Bild: Scheinselbstständig oder nicht – das ist eine entscheidende Frage.
HANNOVER taz| Niedersachsen will sich verstärkt für bessere Lebens- und
Arbeitsbedingungen von Werkvertragsarbeitern einsetzen. Gut sechs Wochen
nach dem Tod zweier rumänischer Werkvertragsarbeiter der Meyer-Werft im
emsländischen Papenburg bei einem Brand in einer Massenunterkunft hat das
rot-grüne Kabinett in Hannover jetzt eine ganze Reihe an Maßnahmen
beschlossen, auch eine Bundesratsinitiative ist geplant.
Um die vorzustellen, trat Ministerpräsident Stephan Weil (SPD) am Dienstag
gleich mit einem personellen Großaufgebot vor die Presse: Sozialministerin
Cornelia Rundt, Arbeitsminister Olaf Lies (beide ebenfalls SPD), Vertreter
der kommunalen Spitzenverbände, Landkreise und Städte.
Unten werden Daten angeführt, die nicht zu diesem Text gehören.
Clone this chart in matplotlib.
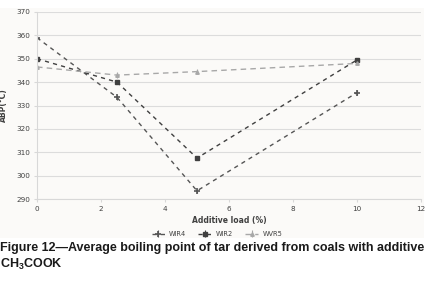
import matplotlib.pyplot as plt
import matplotlib.patches as patches

plt.rcParams['mathtext.fontset'] = 'custom'
plt.rcParams['mathtext.rm'] = 'Liberation Sans:bold'
plt.rcParams['mathtext.it'] = 'Liberation Sans:bold'
plt.rcParams['mathtext.bf'] = 'Liberation Sans:bold'

load = [0, 2.5, 5, 10]
wir4 = [359, 333.5, 293.5, 335.5]
wir2 = [350, 340, 307.5, 349.5]
wvr5 = [346.5, 343, 344.5, 348]
err4 = [0.8, 1.0, 0.8, 1.2]
err2 = [0.8, 0.6, 0.6, 0.6]
err5 = [0.8, 1.2, 1.0, 0.8]

xticks = [0, 2, 4, 6, 8, 10, 12]
yticks = [290, 300, 310, 320, 330, 340, 350, 360, 370]

fig = plt.figure(figsize=(4.34, 2.96), dpi=100)
fig.patches.append(patches.Rectangle((0, 1 - 238 / 296), 424 / 434, 230 / 296,
                                     transform=fig.transFigure, facecolor='#fbfaf8',
                                     edgecolor='none', zorder=-10))

ax = fig.add_axes([37 / 434, 1 - 199 / 296, 384 / 434, 187 / 296])
ax.set_facecolor('none')

ax.errorbar(load, wir4, yerr=err4, color='#555555', ls=(0, (3, 3)), lw=1.0,
            marker='+', ms=4, mew=1.2, elinewidth=0.8, capsize=0, label='WIR4')
ax.errorbar(load, wir2, yerr=err2, color='#404040', ls=(0, (3, 3)), lw=1.0,
            marker='s', ms=3.2, elinewidth=0.8, capsize=0, label='WIR2')
ax.errorbar(load, wvr5, yerr=err5, color='#a8a8a8', ls=(0, (4, 3)), lw=1.0,
            marker='^', ms=2.5, elinewidth=0.8, capsize=0, label='WVR5')

ax.set_xlim(0, 12)
ax.set_ylim(290, 370)
ax.set_xticks(xticks)
ax.set_yticks(yticks)
ax.grid(axis='y', color='#dcdcdc', lw=0.8)
ax.set_axisbelow(True)
for s in ['top', 'right']:
    ax.spines[s].set_visible(False)
for s in ['left', 'bottom']:
    ax.spines[s].set_color('#d8d8d8')
    ax.spines[s].set_linewidth(0.8)
ax.tick_params(length=2, color='#d8d8d8', labelsize=5.2, labelcolor='#404040', pad=3)

ax.set_xlabel('Additive load (%)', fontsize=5.5, fontweight='bold', color='#404040', labelpad=3)
ax.set_ylabel('ABP(°C)', fontsize=5.5, fontweight='bold', color='#404040', labelpad=6)

fig.legend(*ax.get_legend_handles_labels(), loc='center',
           bbox_to_anchor=(217 / 434, 1 - 234 / 296), ncol=3, frameon=False,
           fontsize=4.8, labelcolor='#404040', handlelength=2.0, columnspacing=1.8,
           handletextpad=0.6)

fig.text(0.0, 1 - 248 / 296, 'Figure 12\u2014Average boiling point of tar derived from coals with additive',
         fontsize=9.0, fontweight='bold', family='Liberation Sans', color='#1a1a1a', va='center')
fig.text(0.0, 1 - 264 / 296, 'CH$_3$COOK', fontsize=9.0, fontweight='bold',
         family='Liberation Sans', color='#1a1a1a', va='center')

fig.savefig('out.png', dpi=100)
Denn, so Weil, die
Ausbeutung von meist osteuropäischen Werkvertragsarbeitern habe sich zum
„Geschwür auf dem Arbeitsmarkt“ entwickelt. Und viele der bekannt
gewordenen Fälle von Lohndumping und unwürdiger Unterbringung spielen in
Niedersachsen.
Allein in der Schlachtindustrie mit landesweit zwischen 8.000 und 10.000
Beschäftigten sind nach Angaben der Landesregierung in manchen Betrieben
nur noch ein Fünftel der Arbeiter als Stammbelegschaft bei den Unternehmen
direkt angestellt. Bis zu 80 Prozent werden als Werkvertragsarbeiter über
ein Geflecht aus Sub- und Sub-Sub-Unternehmen rekrutiert – laut
Gewerkschaften zu Stundenlöhnen von teils drei bis fünf Euro. Die in
Niedersachsen publik gewordenen Skandalfälle sind laut Regierungschef Weil
aber nur die „Spitze des Eisbergs“. Missbrauch von Werkverträgen gebe es
„in fast allen Wirtschaftszweigen und in allen Bundesländern“.
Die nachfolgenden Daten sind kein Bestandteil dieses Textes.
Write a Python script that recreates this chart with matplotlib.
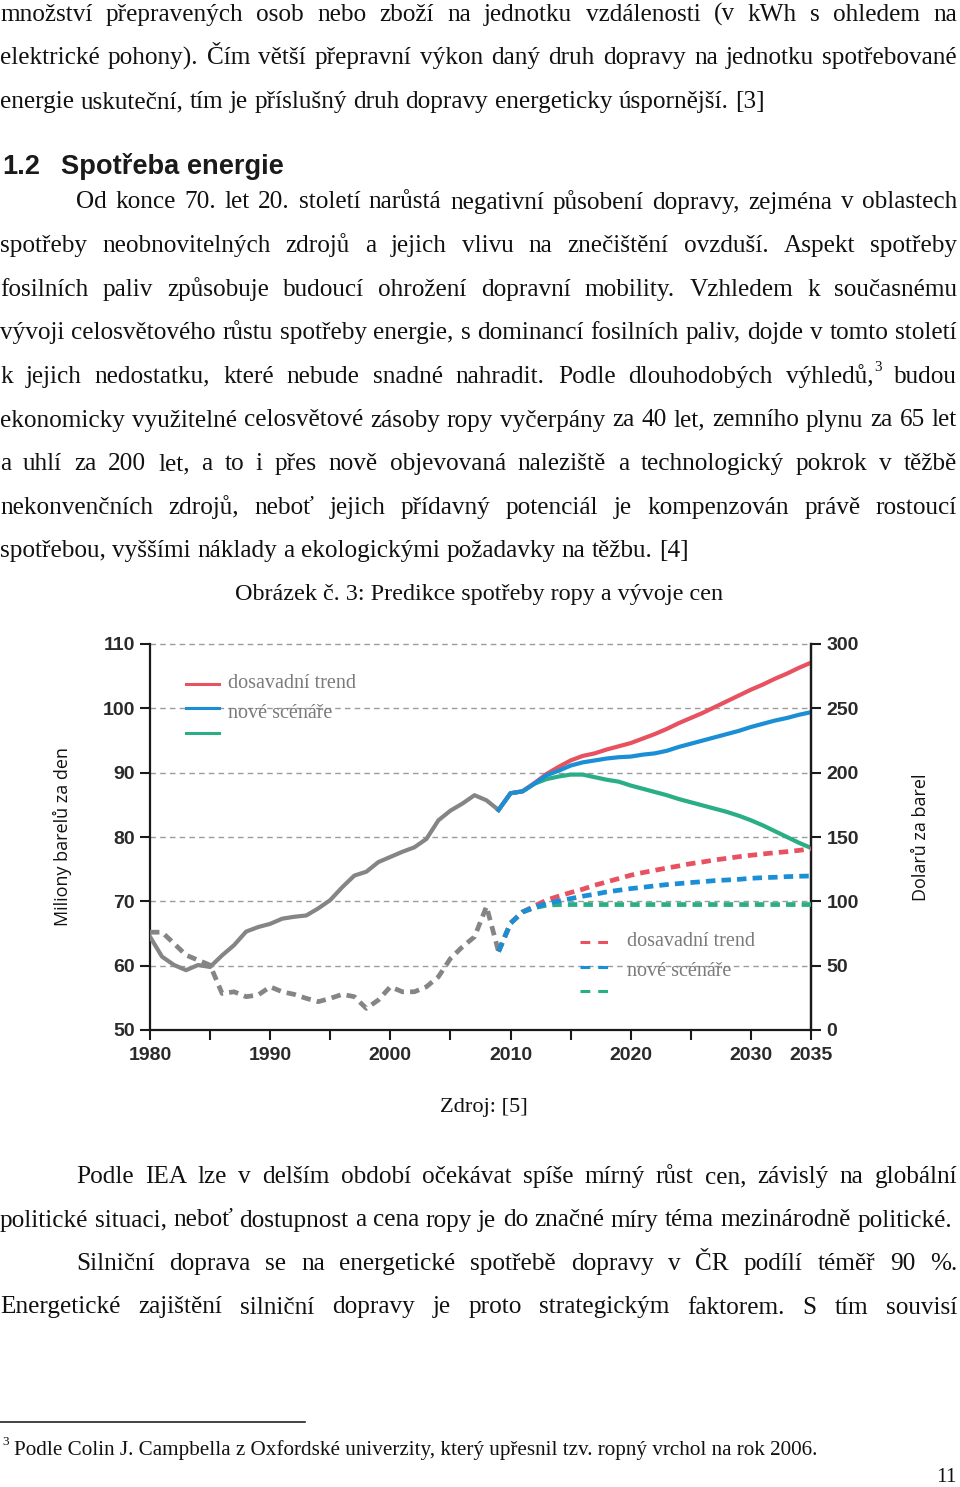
import matplotlib
matplotlib.use("Agg")
import matplotlib.pyplot as plt
from matplotlib import font_manager

# ---------------- data ----------------
years_hist = list(range(1980, 2010))
consumption_hist = [64.5, 61.4, 60.1, 59.3, 60.1, 59.8, 61.6, 63.2, 65.3, 66.0,
                    66.5, 67.3, 67.6, 67.8, 68.9, 70.2, 72.2, 74.0, 74.6, 76.1,
                    76.9, 77.7, 78.4, 79.7, 82.6, 84.1, 85.2, 86.5, 85.7, 84.2]
price_hist = [76.0, 76.0, 67.2, 58.2, 54.3, 50.4, 28.4, 29.7, 25.9, 27.2,
              33.6, 29.7, 27.7, 24.6, 22.0, 24.6, 27.7, 25.9, 16.8, 23.3,
              33.6, 29.7, 29.7, 33.6, 41.4, 55.6, 64.7, 72.4, 96.0, 61.0]

years_proj = list(range(2009, 2036))
cons_trend = [84.2, 86.8, 87.1, 88.4, 89.8, 90.9, 91.9, 92.6, 93.0, 93.6,
              94.1, 94.6, 95.3, 96.0, 96.8, 97.7, 98.5, 99.3, 100.2, 101.1,
              102.0, 102.9, 103.7, 104.6, 105.4, 106.3, 107.1]
cons_new = [84.2, 86.8, 87.1, 88.3, 89.6, 90.3, 91.1, 91.6, 91.9, 92.2,
            92.4, 92.5, 92.8, 93.0, 93.4, 94.0, 94.5, 95.0, 95.5, 96.0,
            96.5, 97.1, 97.6, 98.1, 98.5, 99.0, 99.4]
cons_450 = [84.2, 86.8, 87.1, 88.3, 89.0, 89.4, 89.7, 89.7, 89.3, 88.9,
            88.6, 88.0, 87.5, 87.0, 86.5, 85.9, 85.4, 84.9, 84.4, 83.9,
            83.3, 82.6, 81.8, 80.9, 80.0, 79.1, 78.3]
price_trend = [61.0, 83.0, 91.7, 96.5, 100.9, 104.0, 106.8, 109.4, 112.5, 115.1,
               117.7, 120.3, 122.3, 124.1, 125.9, 127.5, 129.3, 130.6, 132.2, 133.4,
               134.7, 135.8, 136.8, 137.8, 138.6, 139.6, 140.9]
price_new = [61.0, 83.0, 91.7, 95.5, 98.3, 100.3, 102.1, 104.0, 105.5, 107.3,
             108.6, 109.9, 110.9, 112.0, 113.0, 113.8, 114.6, 115.3, 116.1, 116.6,
             117.1, 117.9, 118.4, 118.7, 119.2, 119.5, 119.7]
price_450 = [61.0, 83.0, 91.7, 95.0, 97.0, 97.5, 97.5, 97.5, 97.5, 97.5,
             97.5, 97.5, 97.5, 97.5, 97.5, 97.5, 97.5, 97.5, 97.5, 97.5,
             97.5, 97.5, 97.5, 97.5, 97.5, 97.5, 97.5]

x_ticks = list(range(1980, 2036, 5))
x_labels = ["1980", "", "1990", "", "2000", "", "2010", "", "2020", "", "2030", "2035"]
left_ticks = [50, 60, 70, 80, 90, 100, 110]
right_ticks = [0, 50, 100, 150, 200, 250, 300]
legend_labels = ["dosavadní trend", "nové scénáře", ""]

# ---------------- fonts ----------------
names = {f.name for f in font_manager.fontManager.ttflist}
NARROW = "Liberation Sans Narrow" if "Liberation Sans Narrow" in names else "Liberation Sans"
SERIF = ["Liberation Serif", "DejaVu Serif"]
SANS = ["Open Sans", "DejaVu Sans"]

RED = "#E8515F"
BLUE = "#1B8FD6"
GREEN = "#2AAE85"
GRAY = "#858585"

W, H = 960, 1487
fig = plt.figure(figsize=(W / 100, H / 100), dpi=100)
page = fig.add_axes([0, 0, 1, 1])
page.set_xlim(0, W)
page.set_ylim(H, 0)
page.axis("off")
renderer = fig.canvas.get_renderer()

BODY = 18.2


def width_of(s, size, family=SERIF, weight="normal"):
    t = page.text(0, 0, s, fontsize=size, family=family, weight=weight)
    w = t.get_window_extent(renderer).width
    t.remove()
    return w


def put_line(words, y, x0=0, x1=957, size=BODY, justify=True):
    toks = []
    for wd in words.split(" "):
        sup = None
        if "^" in wd:
            wd, sup = wd.split("^")
        w = width_of(wd, size)
        ws = width_of(sup, size * 0.6) if sup else 0
        toks.append((wd, sup, w, ws))
    total = sum(t[2] + t[3] for t in toks)
    if justify and len(toks) > 1:
        gap = (x1 - x0 - total) / (len(toks) - 1)
    else:
        gap = width_of("a b", size) - width_of("ab", size)
    x = x0
    for wd, sup, w, ws in toks:
        page.text(x, y, wd, fontsize=size, family=SERIF, va="baseline", ha="left", color="#111111")
        if sup:
            page.text(x + w + 1, y - 12, sup, fontsize=size * 0.6, family=SERIF,
                      va="baseline", ha="left", color="#111111")
        x += w + ws + gap


put_line("množství přepravených osob nebo zboží na jednotku vzdálenosti (v kWh s ohledem na", 20.7)
put_line("elektrické pohony). Čím větší přepravní výkon daný druh dopravy na jednotku spotřebované", 64.3)
put_line("energie uskuteční, tím je příslušný druh dopravy energeticky úspornější. [3]", 108, justify=False)

page.text(2, 173.5, "1.2", fontsize=19.6, family=NARROW, weight="bold", va="baseline", color="#1a1a1a")
page.text(61, 173.5, "Spotřeba energie", fontsize=19.6, family=NARROW, weight="bold", va="baseline", color="#1a1a1a")

para = [
    ("Od konce 70. let 20. století narůstá negativní působení dopravy, zejména v oblastech", 76, True),
    ("spotřeby neobnovitelných zdrojů a jejich vlivu na znečištění ovzduší. Aspekt spotřeby", 0, True),
    ("fosilních paliv způsobuje budoucí ohrožení dopravní mobility. Vzhledem k současnému", 0, True),
    ("vývoji celosvětového růstu spotřeby energie, s dominancí fosilních paliv, dojde v tomto století", 0, True),
    ("k jejich nedostatku, které nebude snadné nahradit. Podle dlouhodobých výhledů,^3 budou", 0, True),
    ("ekonomicky využitelné celosvětové zásoby ropy vyčerpány za 40 let, zemního plynu za 65 let", 0, True),
    ("a uhlí za 200 let, a to i přes nově objevovaná naleziště a technologický pokrok v těžbě", 0, True),
    ("nekonvenčních zdrojů, neboť jejich přídavný potenciál je kompenzován právě rostoucí", 0, True),
    ("spotřebou, vyššími náklady a ekologickými požadavky na těžbu. [4]", 0, False),
]
for i, (txt, x0, j) in enumerate(para):
    put_line(txt, 208.5 + i * 43.6, x0=x0, justify=j)

page.text(479, 600, "Obrázek č. 3: Predikce spotřeby ropy a vývoje cen", fontsize=17.4, family=SERIF,
          ha="center", va="baseline", color="#111111")
page.text(484, 1112, "Zdroj: [5]", fontsize=16.2, family=SERIF, ha="center", va="baseline", color="#111111")

put_line("Podle IEA lze v delším období očekávat spíše mírný růst cen, závislý na globální", 1183, x0=76)
put_line("politické situaci, neboť dostupnost a cena ropy je do značné míry téma mezinárodně politické.", 1226.5, x1=952)
put_line("Silniční doprava se na energetické spotřebě dopravy v ČR podílí téměř 90 %.", 1270, x0=76)
put_line("Energetické zajištění silniční dopravy je proto strategickým faktorem. S tím souvisí", 1313.5)

page.plot([0, 305], [1422, 1422], color="#222222", lw=1.2)
page.text(2, 1445, "3", fontsize=9.5, family=SERIF, va="baseline", color="#111111")
page.text(14, 1455, "Podle Colin J. Campbella z Oxfordské univerzity, který upřesnil tzv. ropný vrchol na rok 2006.",
          fontsize=15.2, family=SERIF, va="baseline", color="#111111")
page.text(957, 1482, "11", fontsize=15.2, family=SERIF, va="baseline", ha="right", color="#111111")

# ---------------- chart ----------------
x0, x1, ytop, ybot = 150, 811, 644, 1030
ax = fig.add_axes([x0 / W, (H - ybot) / H, (x1 - x0) / W, (ybot - ytop) / H])
ax2 = ax.twinx()
ax.set_xlim(1980, 2035)
ax.set_ylim(50, 110)
ax2.set_ylim(0, 300)

ax.set_yticks(left_ticks)
ax2.set_yticks(right_ticks)
ax.set_xticks(x_ticks)
ax.set_xticklabels(x_labels)

for a in (ax, ax2):
    a.spines["top"].set_visible(False)
    for s in a.spines.values():
        s.set_linewidth(1.6)
        s.set_color("#1a1a1a")
ax2.spines["left"].set_visible(False)
ax2.spines["bottom"].set_visible(False)

for y in left_ticks[1:]:
    ax.axhline(y, color="#9c9c9c", lw=1.0, ls=(0, (4, 3)), zorder=0, clip_on=False)

TICKSIZE = 17 if NARROW != "Liberation Sans" else 14
tick_kw = dict(direction="out", length=7, width=1.5, color="#1a1a1a", labelsize=TICKSIZE,
               labelcolor="#2a2a2a")
ax.tick_params(axis="y", pad=4, **tick_kw)
ax2.tick_params(axis="y", pad=4, **tick_kw)
ax.tick_params(axis="x", pad=5, **tick_kw)
for lab in ax.get_xticklabels() + ax.get_yticklabels() + ax2.get_yticklabels():
    lab.set_family(NARROW)
    lab.set_weight("bold")

ax.set_ylabel("Miliony barelů za den", family=SANS, fontsize=13, color="#111111", labelpad=22)
ax2.set_ylabel("Dolarů za barel", family=SANS, fontsize=13, color="#111111", labelpad=38)

LW = 3.0
ax.plot(years_hist, consumption_hist, color=GRAY, lw=LW, solid_joinstyle="round", zorder=3)
ax.plot(years_proj, cons_450, color=GREEN, lw=LW, zorder=3)
ax.plot(years_proj, cons_new, color=BLUE, lw=LW, zorder=4)
ax.plot(years_proj, cons_trend, color=RED, lw=LW, zorder=3)

DASH = (0, (2.0, 1.3))
ax2.plot(years_hist, price_hist, color=GRAY, lw=3.4, ls=DASH, zorder=3)
ax2.plot(years_proj, price_450, color=GREEN, lw=3.4, ls=DASH, zorder=3)
ax2.plot(years_proj, price_trend, color=RED, lw=3.4, ls=DASH, zorder=3)
ax2.plot(years_proj, price_new, color=BLUE, lw=3.4, ls=DASH, zorder=4)


# legends drawn in axes-fraction coordinates
def fx(px):
    return (px - x0) / (x1 - x0)


def fy(py):
    return (ybot - py) / (ybot - ytop)


for lab, col, ly in zip(legend_labels, [RED, BLUE, GREEN], [684, 708, 733]):
    ax.plot([fx(186), fx(219)], [fy(ly), fy(ly)], transform=ax.transAxes, color=col, lw=2.2,
            clip_on=False)
for lab, ly in zip(legend_labels[:2], [684, 714]):
    ax.text(fx(228), fy(ly), lab, transform=ax.transAxes, family=SERIF, fontsize=14.5,
            color="#7a7a7a", va="center", ha="left")

for lab, col, ly in zip(legend_labels, [RED, BLUE, GREEN], [942, 967, 991]):
    ax.plot([fx(580), fx(614)], [fy(ly), fy(ly)], transform=ax.transAxes, color=col, lw=2.2,
            ls=(0, (3.2, 2.6)), clip_on=False)
for lab, ly in zip(legend_labels[:2], [942, 972]):
    ax.text(fx(627), fy(ly), lab, transform=ax.transAxes, family=SERIF, fontsize=14.5,
            color="#7a7a7a", va="center", ha="left")

fig.savefig("out.png", dpi=100)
Landesintern will man kurzfristig vor allem die Wohnsituation von
Werkvertragsarbeitern verbessern. Am Dienstag legte Rot-Grün einen
gemeinsamen Kriterienkatalog zur Gebäudesicherheit mit den kommunalen
Spitzenverbänden, Landkreis- und Städtetag vor. Demnach sollen für
Arbeiterunterkünfte nicht nur die Anforderungen des Baurechts, sondern auch
die der niedersächsischen Arbeitsstättenverordnung gelten. So sollen
künftig jedem Bewohner mindestens acht Quadratmeter zur Verfügung stehen,
davon mindestens sechs für den Schlafbereich. Zudem müssen Unterkünfte über
Feuerlöscher, Brandmelder und Telefon verfügen.
Durchgesetzt werden soll das zunächst mit einer Handlungsempfehlung von
Land und Kommunen. Ein rechtlich bindender Erlass wird nach Angaben von
Sozialministerin Rundt derzeit erarbeitet. Bei Verstößen drohen dann
Sanktionen, vom Ordnungsgeld bis hin zur Schließung von Unterkünften.
## Selbst die Opposition findet es gut
Ein Vorstoß, den selbst die Opposition begrüßt: „Wir finden es ausdrückli…
gut, dass hier in enger Zusammenarbeit mit den Kommunen eine schnelle
Lösung erarbeitet wurde“, lobt die FDP-Fraktion. Die fordert in einem
Fünf-Punkte-Plan zum Umgang mit Werkvertragsarbeitern ebenfalls „faire
Wohnbedingungen“ und „effektive Kontrollen“ durch die Behörden.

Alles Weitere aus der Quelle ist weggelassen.